Give the data below again exactly as it stands. Omit the pictures.

Provided material:
::::::

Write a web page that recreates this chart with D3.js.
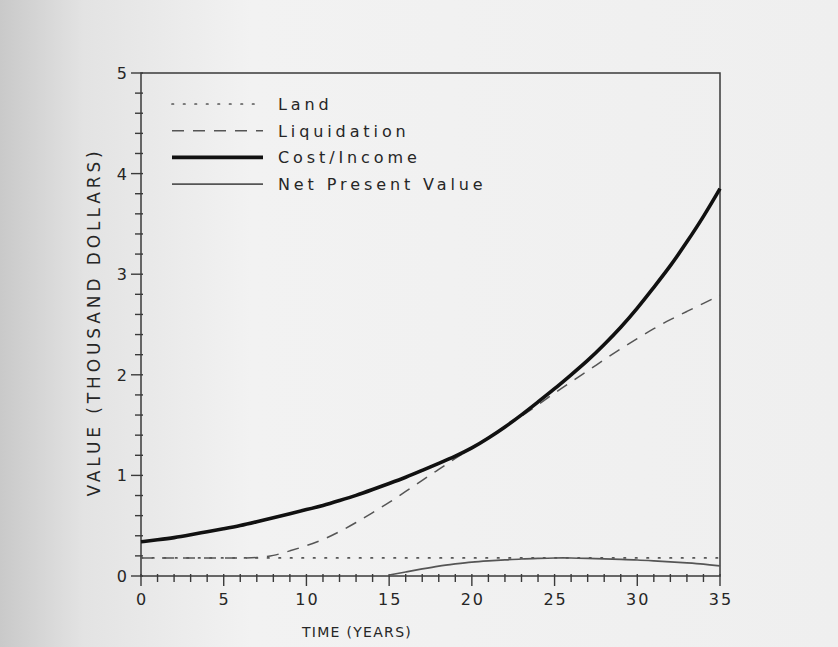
<!DOCTYPE html>
<html>
<head>
  <meta charset="UTF-8">
  <style>
    body { margin: 0; background: #f1f1f1; }
    svg { display: block; }
    text { font-family: "DejaVu Sans", sans-serif; fill: #262626; }
  </style>
</head>
<body>
  <script src="https://d3js.org/d3.v7.min.js"></script>
  <script>
    // values (thousand dollars by year)
    var years = d3.range(0, 36);
    var land = [0.18,0.18,0.18,0.18,0.18,0.18,0.18,0.18,0.18,0.18,0.18,0.18,0.18,0.18,0.18,0.18,0.18,0.18,
                0.18,0.18,0.18,0.18,0.18,0.18,0.18,0.18,0.18,0.18,0.18,0.18,0.18,0.18,0.18,0.18,0.18,0.18];
    var liquidation = [0.18,0.18,0.18,0.18,0.18,0.18,0.18,0.18,0.20,0.25,0.30,0.36,0.44,0.53,0.63,0.73,0.84,0.95,
                       1.06,1.17,1.27,1.37,1.48,1.59,1.70,1.82,1.93,2.04,2.15,2.26,2.36,2.46,2.55,2.63,2.71,2.79];
    var costIncome = [0.34,0.36,0.38,0.41,0.44,0.47,0.50,0.54,0.58,0.62,0.66,0.70,0.75,0.80,0.86,0.92,0.98,1.05,
                      1.12,1.19,1.27,1.37,1.48,1.60,1.73,1.86,2.00,2.14,2.30,2.47,2.66,2.87,3.08,3.32,3.57,3.85];
    var npvYears = d3.range(15, 36);
    var npv = [0.01,0.04,0.07,0.10,0.12,0.14,0.15,0.16,0.17,0.175,0.18,0.18,0.175,0.17,0.165,0.16,0.15,0.14,0.13,0.12,0.10];

    var xTicks = [0, 5, 10, 15, 20, 25, 30, 35];
    var yTicks = [0, 1, 2, 3, 4, 5];
    var legendNames = ["Land", "Liquidation", "Cost/Income", "Net Present Value"];

    var W = 838, H = 647;
    var svg = d3.select("body").append("svg").attr("width", W).attr("height", H);

    // scanned paper look: darker at the left edge
    var grad = svg.append("defs").append("linearGradient").attr("id", "paper");
    grad.append("stop").attr("offset", "0%").attr("stop-color", "#c9c9c9");
    grad.append("stop").attr("offset", "10%").attr("stop-color", "#e3e3e3");
    grad.append("stop").attr("offset", "30%").attr("stop-color", "#f2f2f2");
    grad.append("stop").attr("offset", "100%").attr("stop-color", "#efefef");
    svg.append("rect").attr("width", W).attr("height", H).attr("fill", "url(#paper)");

    var x = d3.scaleLinear().domain([0, 35]).range([141, 720]);
    var y = d3.scaleLinear().domain([0, 5]).range([576, 73]);

    var axisColor = "#3a3a3a";

    // ticks every year / every 0.2
    var g = svg.append("g");
    g.selectAll(".xm").data(d3.range(0, 36)).enter().append("line")
      .attr("x1", d => x(d)).attr("x2", d => x(d))
      .attr("y1", y(0) - 2).attr("y2", d => y(0) + (d % 5 === 0 ? 10 : 6))
      .attr("stroke", axisColor).attr("stroke-width", 1.4);
    g.selectAll(".ym").data(d3.range(0, 26)).enter().append("line")
      .attr("y1", d => y(d / 5)).attr("y2", d => y(d / 5))
      .attr("x1", d => x(0) - (d % 5 === 0 ? 10 : 6)).attr("x2", x(0) + 2)
      .attr("stroke", axisColor).attr("stroke-width", 1.4);

    // frame
    svg.append("rect")
      .attr("x", x(0)).attr("y", y(5))
      .attr("width", x(35) - x(0)).attr("height", y(0) - y(5))
      .attr("fill", "none").attr("stroke", axisColor).attr("stroke-width", 1.5);

    // tick labels
    svg.selectAll(".xl").data(xTicks).enter().append("text")
      .attr("x", d => x(d) + 1).attr("y", y(0) + 29)
      .attr("text-anchor", "middle").attr("font-size", 16).attr("letter-spacing", 2)
      .text(d => d);
    svg.selectAll(".yl").data(yTicks).enter().append("text")
      .attr("x", x(0) - 14).attr("y", d => y(d) + 6)
      .attr("text-anchor", "end").attr("font-size", 16)
      .text(d => d);

    // axis titles
    svg.append("text").attr("x", 357).attr("y", 637)
      .attr("text-anchor", "middle").attr("font-size", 14).attr("letter-spacing", 1.3)
      .text("TIME (YEARS)");
    svg.append("text").attr("transform", "translate(100,322) rotate(-90)")
      .attr("text-anchor", "middle").attr("font-size", 17).attr("letter-spacing", 3.9)
      .text("VALUE (THOUSAND DOLLARS)");

    var line = d3.line().x(d => x(d[0])).y(d => y(d[1])).curve(d3.curveBasis);

    var styles = [
      { color: "#555", width: 1.7, dash: "1.5,10" },
      { color: "#555", width: 1.5, dash: "12,9" },
      { color: "#111", width: 3.6, dash: null },
      { color: "#555", width: 1.7, dash: null }
    ];
    var series = [
      d3.zip(years, land),
      d3.zip(years, liquidation),
      d3.zip(years, costIncome),
      d3.zip(npvYears, npv)
    ];

    svg.selectAll(".series").data(series).enter().append("path")
      .attr("d", line)
      .attr("fill", "none")
      .attr("stroke", (d, i) => styles[i].color)
      .attr("stroke-width", (d, i) => styles[i].width)
      .attr("stroke-dasharray", (d, i) => styles[i].dash)
      .attr("stroke-linecap", (d, i) => i === 0 ? "round" : "butt");

    // legend
    var leg = svg.selectAll(".leg").data(legendNames).enter().append("g")
      .attr("transform", (d, i) => "translate(172," + (104 + i * 26.7) + ")");
    leg.append("line")
      .attr("x1", 0).attr("x2", 91).attr("y1", 0).attr("y2", 0)
      .attr("stroke", (d, i) => styles[i].color)
      .attr("stroke-width", (d, i) => styles[i].width)
      .attr("stroke-dasharray", (d, i) => styles[i].dash)
      .attr("stroke-linecap", (d, i) => i === 0 ? "round" : "butt");
    leg.append("text")
      .attr("x", 106).attr("y", 6)
      .attr("font-size", 16).attr("letter-spacing", 3.9)
      .text(d => d);
  </script>
</body>
</html>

::::::

Expected answer:
Write a web page that recreates this chart with D3.js.
<!DOCTYPE html>
<html>
<head>
  <meta charset="UTF-8">
  <style>
    body { margin: 0; background: #f1f1f1; }
    svg { display: block; }
    text { font-family: "DejaVu Sans", sans-serif; fill: #262626; }
  </style>
</head>
<body>
  <script src="https://d3js.org/d3.v7.min.js"></script>
  <script>
    // values (thousand dollars by year)
    var years = d3.range(0, 36);
    var land = [0.18,0.18,0.18,0.18,0.18,0.18,0.18,0.18,0.18,0.18,0.18,0.18,0.18,0.18,0.18,0.18,0.18,0.18,
                0.18,0.18,0.18,0.18,0.18,0.18,0.18,0.18,0.18,0.18,0.18,0.18,0.18,0.18,0.18,0.18,0.18,0.18];
    var liquidation = [0.18,0.18,0.18,0.18,0.18,0.18,0.18,0.18,0.20,0.25,0.30,0.36,0.44,0.53,0.63,0.73,0.84,0.95,
                       1.06,1.17,1.27,1.37,1.48,1.59,1.70,1.82,1.93,2.04,2.15,2.26,2.36,2.46,2.55,2.63,2.71,2.79];
    var costIncome = [0.34,0.36,0.38,0.41,0.44,0.47,0.50,0.54,0.58,0.62,0.66,0.70,0.75,0.80,0.86,0.92,0.98,1.05,
                      1.12,1.19,1.27,1.37,1.48,1.60,1.73,1.86,2.00,2.14,2.30,2.47,2.66,2.87,3.08,3.32,3.57,3.85];
    var npvYears = d3.range(15, 36);
    var npv = [0.01,0.04,0.07,0.10,0.12,0.14,0.15,0.16,0.17,0.175,0.18,0.18,0.175,0.17,0.165,0.16,0.15,0.14,0.13,0.12,0.10];

    var xTicks = [0, 5, 10, 15, 20, 25, 30, 35];
    var yTicks = [0, 1, 2, 3, 4, 5];
    var legendNames = ["Land", "Liquidation", "Cost/Income", "Net Present Value"];

    var W = 838, H = 647;
    var svg = d3.select("body").append("svg").attr("width", W).attr("height", H);

    // scanned paper look: darker at the left edge
    var grad = svg.append("defs").append("linearGradient").attr("id", "paper");
    grad.append("stop").attr("offset", "0%").attr("stop-color", "#c9c9c9");
    grad.append("stop").attr("offset", "10%").attr("stop-color", "#e3e3e3");
    grad.append("stop").attr("offset", "30%").attr("stop-color", "#f2f2f2");
    grad.append("stop").attr("offset", "100%").attr("stop-color", "#efefef");
    svg.append("rect").attr("width", W).attr("height", H).attr("fill", "url(#paper)");

    var x = d3.scaleLinear().domain([0, 35]).range([141, 720]);
    var y = d3.scaleLinear().domain([0, 5]).range([576, 73]);

    var axisColor = "#3a3a3a";

    // ticks every year / every 0.2
    var g = svg.append("g");
    g.selectAll(".xm").data(d3.range(0, 36)).enter().append("line")
      .attr("x1", d => x(d)).attr("x2", d => x(d))
      .attr("y1", y(0) - 2).attr("y2", d => y(0) + (d % 5 === 0 ? 10 : 6))
      .attr("stroke", axisColor).attr("stroke-width", 1.4);
    g.selectAll(".ym").data(d3.range(0, 26)).enter().append("line")
      .attr("y1", d => y(d / 5)).attr("y2", d => y(d / 5))
      .attr("x1", d => x(0) - (d % 5 === 0 ? 10 : 6)).attr("x2", x(0) + 2)
      .attr("stroke", axisColor).attr("stroke-width", 1.4);

    // frame
    svg.append("rect")
      .attr("x", x(0)).attr("y", y(5))
      .attr("width", x(35) - x(0)).attr("height", y(0) - y(5))
      .attr("fill", "none").attr("stroke", axisColor).attr("stroke-width", 1.5);

    // tick labels
    svg.selectAll(".xl").data(xTicks).enter().append("text")
      .attr("x", d => x(d) + 1).attr("y", y(0) + 29)
      .attr("text-anchor", "middle").attr("font-size", 16).attr("letter-spacing", 2)
      .text(d => d);
    svg.selectAll(".yl").data(yTicks).enter().append("text")
      .attr("x", x(0) - 14).attr("y", d => y(d) + 6)
      .attr("text-anchor", "end").attr("font-size", 16)
      .text(d => d);

    // axis titles
    svg.append("text").attr("x", 357).attr("y", 637)
      .attr("text-anchor", "middle").attr("font-size", 14).attr("letter-spacing", 1.3)
      .text("TIME (YEARS)");
    svg.append("text").attr("transform", "translate(100,322) rotate(-90)")
      .attr("text-anchor", "middle").attr("font-size", 17).attr("letter-spacing", 3.9)
      .text("VALUE (THOUSAND DOLLARS)");

    var line = d3.line().x(d => x(d[0])).y(d => y(d[1])).curve(d3.curveBasis);

    var styles = [
      { color: "#555", width: 1.7, dash: "1.5,10" },
      { color: "#555", width: 1.5, dash: "12,9" },
      { color: "#111", width: 3.6, dash: null },
      { color: "#555", width: 1.7, dash: null }
    ];
    var series = [
      d3.zip(years, land),
      d3.zip(years, liquidation),
      d3.zip(years, costIncome),
      d3.zip(npvYears, npv)
    ];

    svg.selectAll(".series").data(series).enter().append("path")
      .attr("d", line)
      .attr("fill", "none")
      .attr("stroke", (d, i) => styles[i].color)
      .attr("stroke-width", (d, i) => styles[i].width)
      .attr("stroke-dasharray", (d, i) => styles[i].dash)
      .attr("stroke-linecap", (d, i) => i === 0 ? "round" : "butt");

    // legend
    var leg = svg.selectAll(".leg").data(legendNames).enter().append("g")
      .attr("transform", (d, i) => "translate(172," + (104 + i * 26.7) + ")");
    leg.append("line")
      .attr("x1", 0).attr("x2", 91).attr("y1", 0).attr("y2", 0)
      .attr("stroke", (d, i) => styles[i].color)
      .attr("stroke-width", (d, i) => styles[i].width)
      .attr("stroke-dasharray", (d, i) => styles[i].dash)
      .attr("stroke-linecap", (d, i) => i === 0 ? "round" : "butt");
    leg.append("text")
      .attr("x", 106).attr("y", 6)
      .attr("font-size", 16).attr("letter-spacing", 3.9)
      .text(d => d);
  </script>
</body>
</html>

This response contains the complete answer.